In summary, k-fold cross-validation works as follows:

1. Shuffling the original full data
2. Holding out the test data
3. Performing the k-fold multiple evaluation strategy on the rest of the original full data
4. Calculating the final evaluation score by taking the average score of all of the folds
5. Evaluating the test data using the final model configuration

You might ask why do we need to perform cross-validation in the first place? Why is the vanilla train-validation-test splitting strategy not enough? There are several reasons why we need to apply the cross-validation strategy:

• Having only a small amount of training data.
• To get a more confident conclusion from the evaluation performance.
• To get a clearer picture of our model's learning ability and/or the complexity of the given data.

The first and second reasons are quite straightforward. The third reason is more interesting and should be discussed. How can cross-validation help us to get a better idea about our model's learning ability and/or the data complexity? Well, this happens when the variation of evaluation scores from each fold is quite big. For instance, out of 4 folds, we get accuracy scores of 45%, 82%, 64%, and 98%. This scenario should trigger our curiosity: what is wrong with our model and/or data? It could be that the data is too hard to learn and/or our model can't learn properly.

The following is the syntax to perform k-fold cross-validation via the Scikit-Learn package:

From sklearn.model_selection import train_test_split, Kfold
df_cv, df_test = train_test_split(df, test_size=0.2, random_state=0)
kf = Kfold(n_splits=4)
for train_index, val_index in kf.split(df_cv):
df_train, df_val = df_cv.iloc[train_index], df_cv.iloc[val_index]
#perform training or hyperparameter tuning here

Notice that, first, we hold out the test set and only work with df_cv when performing the k-fold cross-validation.
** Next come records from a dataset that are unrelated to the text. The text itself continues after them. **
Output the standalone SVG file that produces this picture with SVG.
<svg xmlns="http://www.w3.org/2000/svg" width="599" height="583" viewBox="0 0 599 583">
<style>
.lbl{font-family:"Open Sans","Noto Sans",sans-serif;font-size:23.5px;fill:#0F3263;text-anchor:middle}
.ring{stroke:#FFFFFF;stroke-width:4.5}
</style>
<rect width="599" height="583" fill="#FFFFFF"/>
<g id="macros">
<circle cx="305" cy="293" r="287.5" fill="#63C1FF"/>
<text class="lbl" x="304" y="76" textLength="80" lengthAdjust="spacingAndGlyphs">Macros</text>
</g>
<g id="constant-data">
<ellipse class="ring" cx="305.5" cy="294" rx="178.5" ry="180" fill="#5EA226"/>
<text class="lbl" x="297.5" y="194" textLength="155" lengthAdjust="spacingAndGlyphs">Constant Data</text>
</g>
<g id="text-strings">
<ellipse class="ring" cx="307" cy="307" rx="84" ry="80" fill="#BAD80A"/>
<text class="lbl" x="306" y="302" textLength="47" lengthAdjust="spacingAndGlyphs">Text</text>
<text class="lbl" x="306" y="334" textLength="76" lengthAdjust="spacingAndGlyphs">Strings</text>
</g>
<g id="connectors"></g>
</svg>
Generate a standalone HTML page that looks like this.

By default, the Kfold function will disable the shuffling procedure. However, this is not a problem for us since the data has already shuffled beforehand when we called the train_test_split function. If you want to run the shuffling procedure again, you can pass shuffle=True in the Kfold function.
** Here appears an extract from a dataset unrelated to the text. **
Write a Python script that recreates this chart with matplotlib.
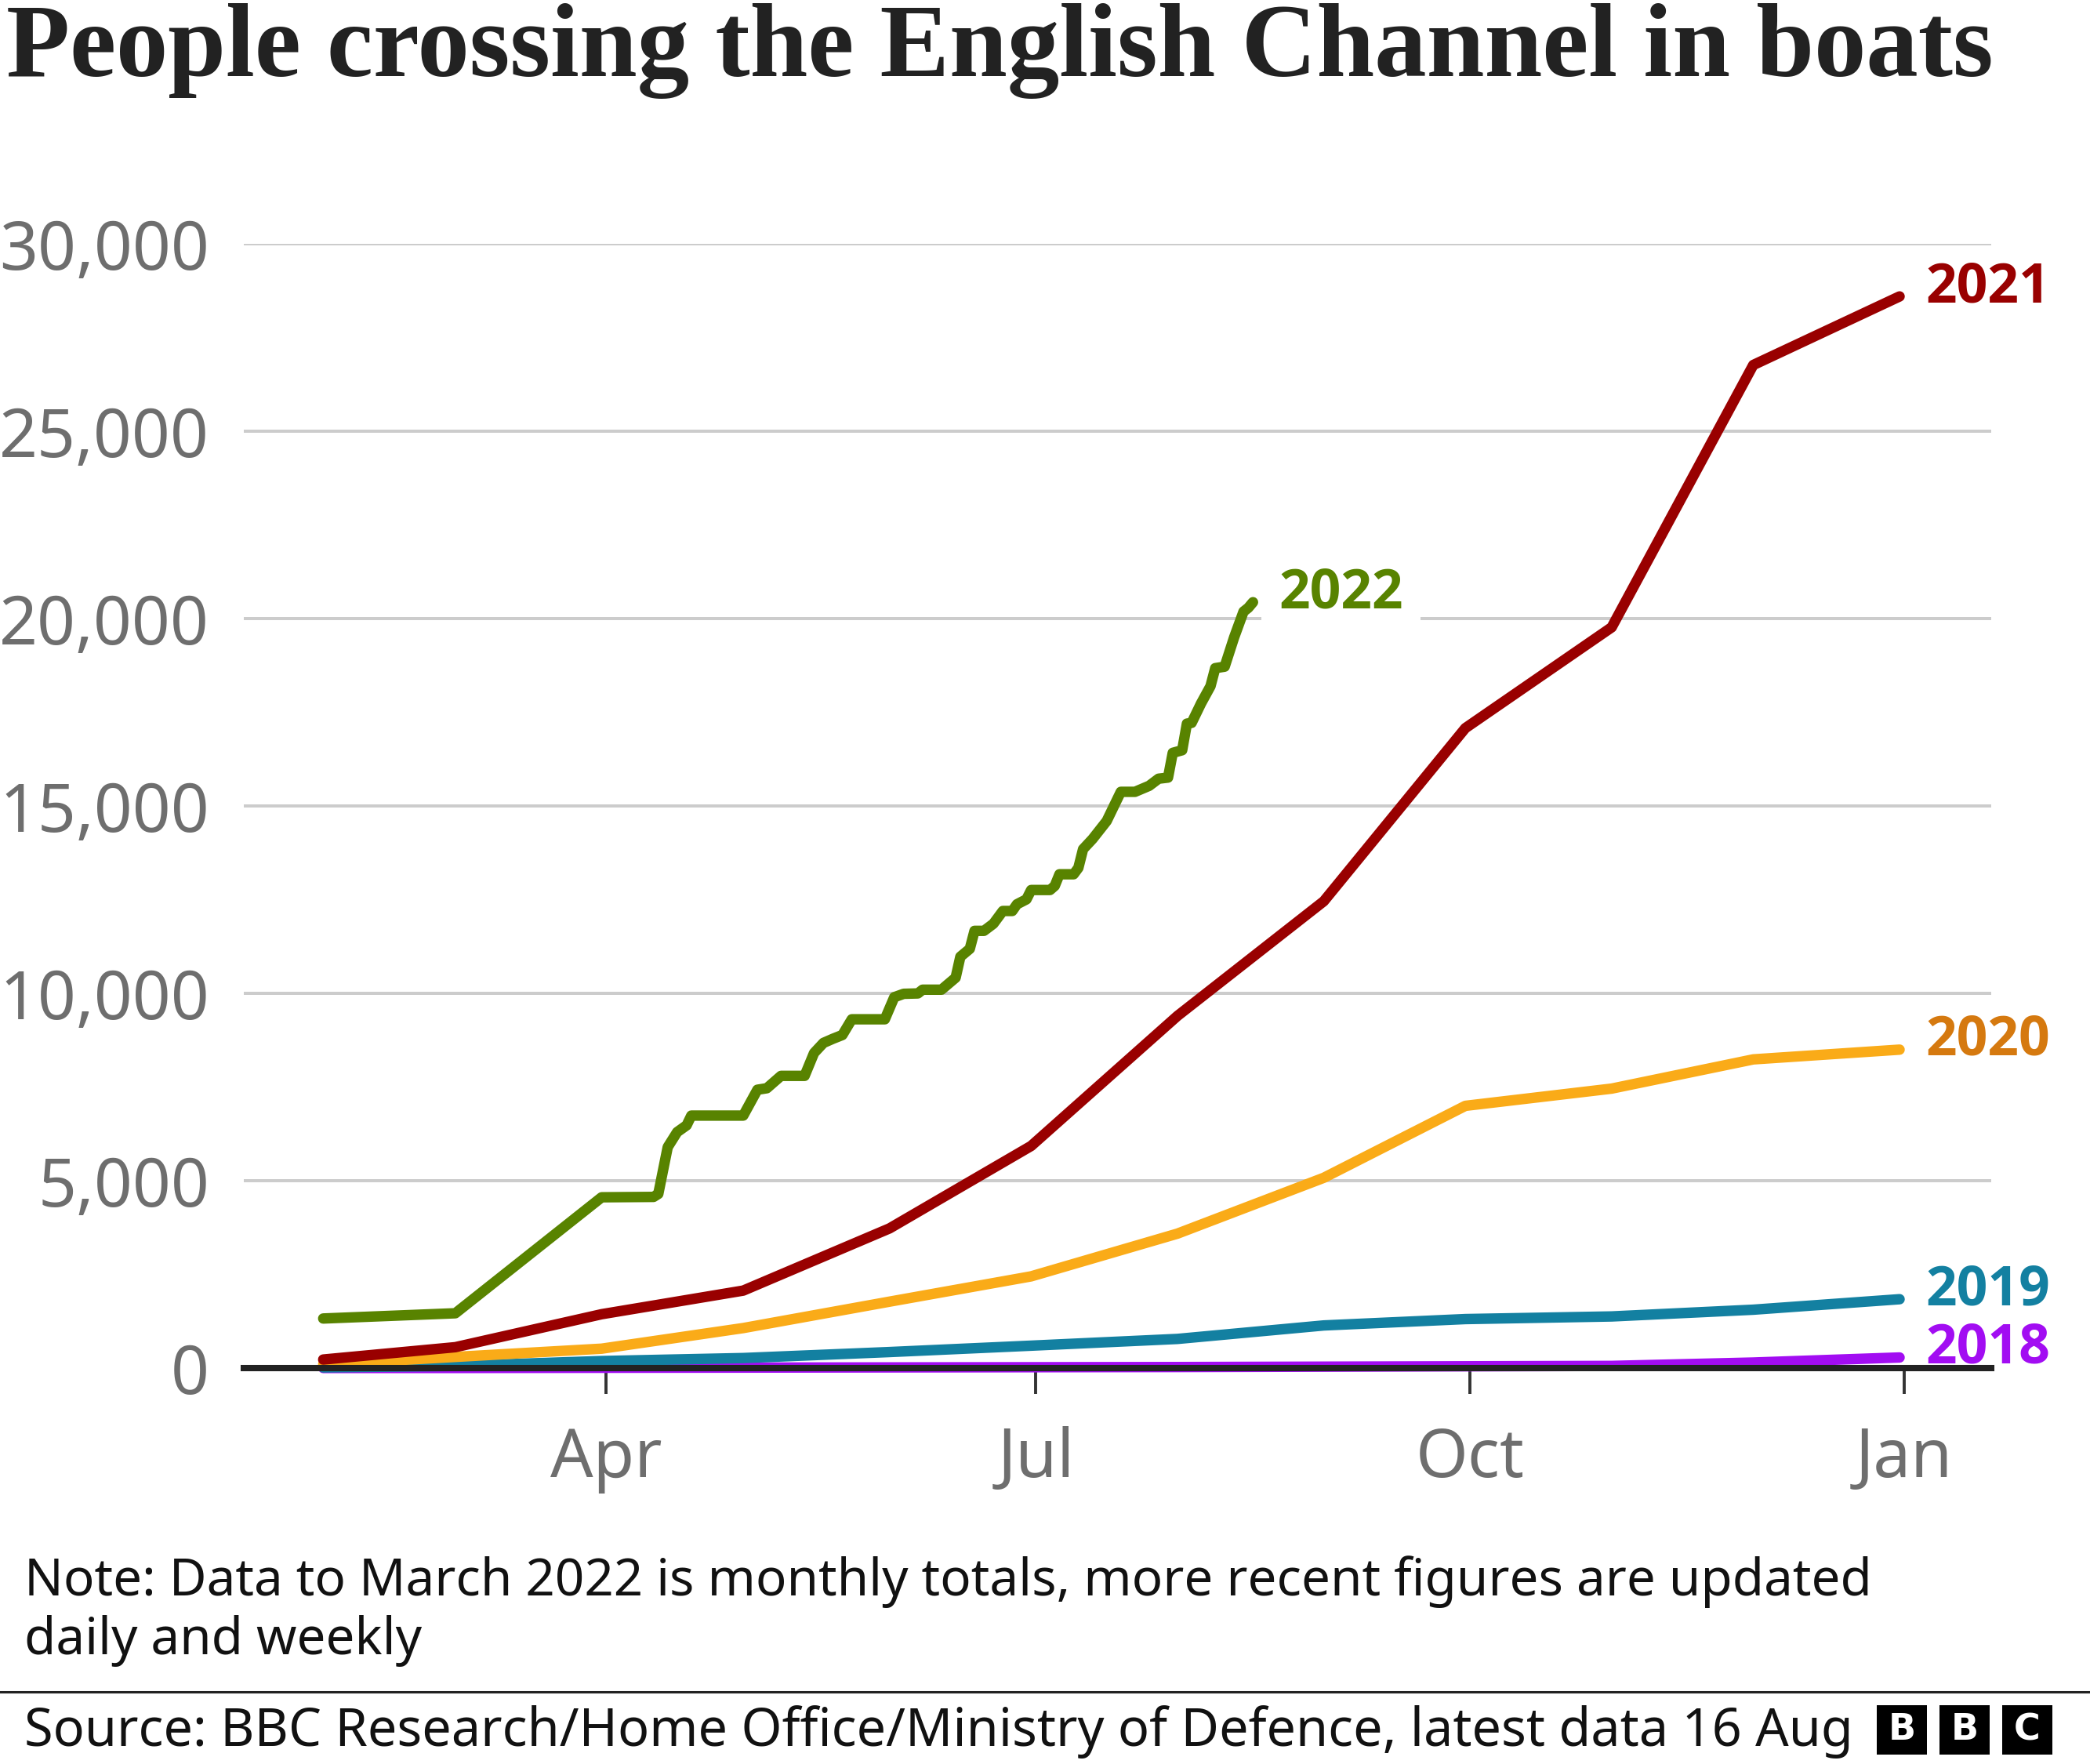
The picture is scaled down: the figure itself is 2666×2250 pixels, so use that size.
import matplotlib
matplotlib.use('Agg')
import matplotlib.pyplot as plt
from matplotlib.patches import Rectangle
from matplotlib.lines import Line2D

plt.rcParams['font.family'] = ['Noto Sans', 'DejaVu Sans']

# day of year at the end of each month (monthly cumulative totals)
month_end_days = [31, 59, 90, 120, 151, 181, 212, 243, 273, 304, 334, 365]
crossings_2018 = [5, 5, 10, 15, 20, 25, 30, 40, 50, 60, 150, 285]
crossings_2019 = [20, 60, 190, 270, 430, 600, 780, 1140, 1310, 1380, 1560, 1840]
crossings_2020 = [100, 300, 520, 1070, 1775, 2450, 3590, 5080, 7000, 7460, 8240, 8500]
crossings_2021 = [230, 560, 1440, 2070, 3730, 5930, 9400, 12460, 17080, 19770, 26770, 28600]

# 2022: monthly to March, then daily / weekly figures up to 16 Aug
days_2022 = [31, 59, 90, 101, 102, 104, 106, 108, 109, 120, 123, 125, 128, 133,
             135, 137, 139, 141, 143, 150, 152, 154, 157, 158, 162, 165, 166,
             168, 169, 171, 173, 175, 177, 178, 180, 181, 185, 186, 187, 190,
             191, 192, 194, 197, 200, 203, 206, 208, 210, 211, 213, 214, 215,
             217, 219, 220, 222, 224, 226, 227, 228]
crossings_2022 = [1325, 1465, 4560, 4570, 4650, 5900, 6300, 6480, 6740, 6740,
                  7430, 7470, 7800, 7800, 8410, 8680, 8790, 8890, 9310, 9310,
                  9900, 9990, 10000, 10100, 10100, 10420, 10980, 11190, 11670,
                  11670, 11860, 12200, 12200, 12380, 12510, 12760, 12760, 12870,
                  13180, 13180, 13350, 13850, 14120, 14600, 15380, 15380, 15540,
                  15730, 15760, 16420, 16490, 17200, 17220, 17740, 18200, 18680,
                  18720, 19500, 20190, 20290, 20440]

tick_days = [91, 182, 274, 366]
tick_labels = ['Apr', 'Jul', 'Oct', 'Jan']
y_ticks = [0, 5000, 10000, 15000, 20000, 25000, 30000]

series = [
    ('2018', month_end_days, crossings_2018, '#a20df2', '#a20df2'),
    ('2019', month_end_days, crossings_2019, '#1380a1', '#1380a1'),
    ('2020', month_end_days, crossings_2020, '#faab18', '#d5790f'),
    ('2021', month_end_days, crossings_2021, '#990000', '#990000'),
    ('2022', days_2022, crossings_2022, '#588300', '#588300'),
]

fig = plt.figure(figsize=(13.33, 11.25), dpi=200)
ax = fig.add_axes([0.1167, 0.2244, 0.836, 0.6373])

for i, (name, x, y, col, lab_col) in enumerate(series):
    ax.plot(x, y, color=col, lw=4.8, solid_capstyle='round',
            solid_joinstyle='round', zorder=3 + i, clip_on=False)
    bbox = None
    if name == '2022':
        bbox = dict(facecolor='white', edgecolor='none', pad=8)
    ax.annotate(name, xy=(x[-1], y[-1]), xytext=(12, -2.5),
                textcoords='offset points', ha='left', va='baseline',
                fontsize=25, fontweight='bold', color=lab_col,
                family=['Open Sans', 'DejaVu Sans'],
                bbox=bbox, zorder=10, annotation_clip=False)

ax.axhline(0, color='#222222', lw=2.9, zorder=9, clip_on=False)

ax.set_xlim(14.2, 384.4)
ax.set_ylim(0, 30000)
ax.set_xticks(tick_days)
ax.set_xticklabels(tick_labels)
ax.set_yticks(y_ticks)
ax.set_yticklabels([f'{v:,}' for v in y_ticks])
ax.tick_params(axis='y', length=0, pad=15.8, labelsize=30.8, labelcolor='#6e6e6e')
ax.tick_params(axis='x', length=12, width=1.4, color='#333333', pad=14.5,
               labelsize=30.8, labelcolor='#6e6e6e')
for s in ax.spines.values():
    s.set_visible(False)
ax.grid(axis='y', color='#cccccc', lw=1.44)
ax.set_axisbelow(True)

fig.text(0.003, 0.9569, 'People crossing the English Channel in boats',
         family='Liberation Serif', fontweight='bold', fontsize=47.8,
         color='#222222', va='baseline', ha='left')

fig.text(0.0117, 1 - 2035 / 2250,
         'Note: Data to March 2022 is monthly totals, more recent figures are updated',
         fontsize=23.6, color='#111111', va='baseline', ha='left')
fig.text(0.0117, 1 - 2110 / 2250, 'daily and weekly',
         fontsize=23.6, color='#111111', va='baseline', ha='left')

fig.add_artist(Line2D([0, 1], [1 - 2158 / 2250] * 2, color='#222222', lw=1.1,
                      transform=fig.transFigure))

fig.text(0.0117, 1 - 2227 / 2250,
         'Source: BBC Research/Home Office/Ministry of Defence, latest data 16 Aug',
         fontsize=24.0, color='#111111', va='baseline', ha='left')

# BBC blocks
for j, letter in enumerate('BBC'):
    x0 = (2394 + j * 80) / 2666
    y0 = 1 - 2238 / 2250
    w = 64 / 2666
    h = 63 / 2250
    fig.add_artist(Rectangle((x0, y0), w, h, facecolor='black', edgecolor='none',
                             transform=fig.transFigure))
    fig.text(x0 + w / 2, y0 + h / 2, letter, color='white', fontweight='bold',
             fontsize=16.6, ha='center', va='center', family='DejaVu Sans')

fig.savefig('out.png', dpi=200)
Here is another example if you are interested in learning how to apply the concept of stratifying splits in k-fold cross-validation:

From sklearn.model_selection import train_test_split, StratifiedKFold
df_cv, df_test = train_test_split(df, test_size=0.2, random_state=0, stratify=df['class'])
skf = StratifiedKFold(n_splits=4)
for train_index, val_index in skf.split(df_cv, df_cv['class']):
df_train, df_val = df_cv.iloc[train_index], df_cv.iloc[val_index]
#perform training or hyperparameter tuning here

The only difference is to import StratifiedKFold instead of the Kfold function and add the array of target variables, which will be used to split the data in a stratified fashion.

In this section, you have learned what cross-validation is, when the right time is to perform cross-validation, and the first (and the most widely used) cross-validation strategy variation, which is called k-fold cross-validation. In the subsequent sections, we will also learn other variations of cross-validation and how to implement them using the Scikit-Learn package.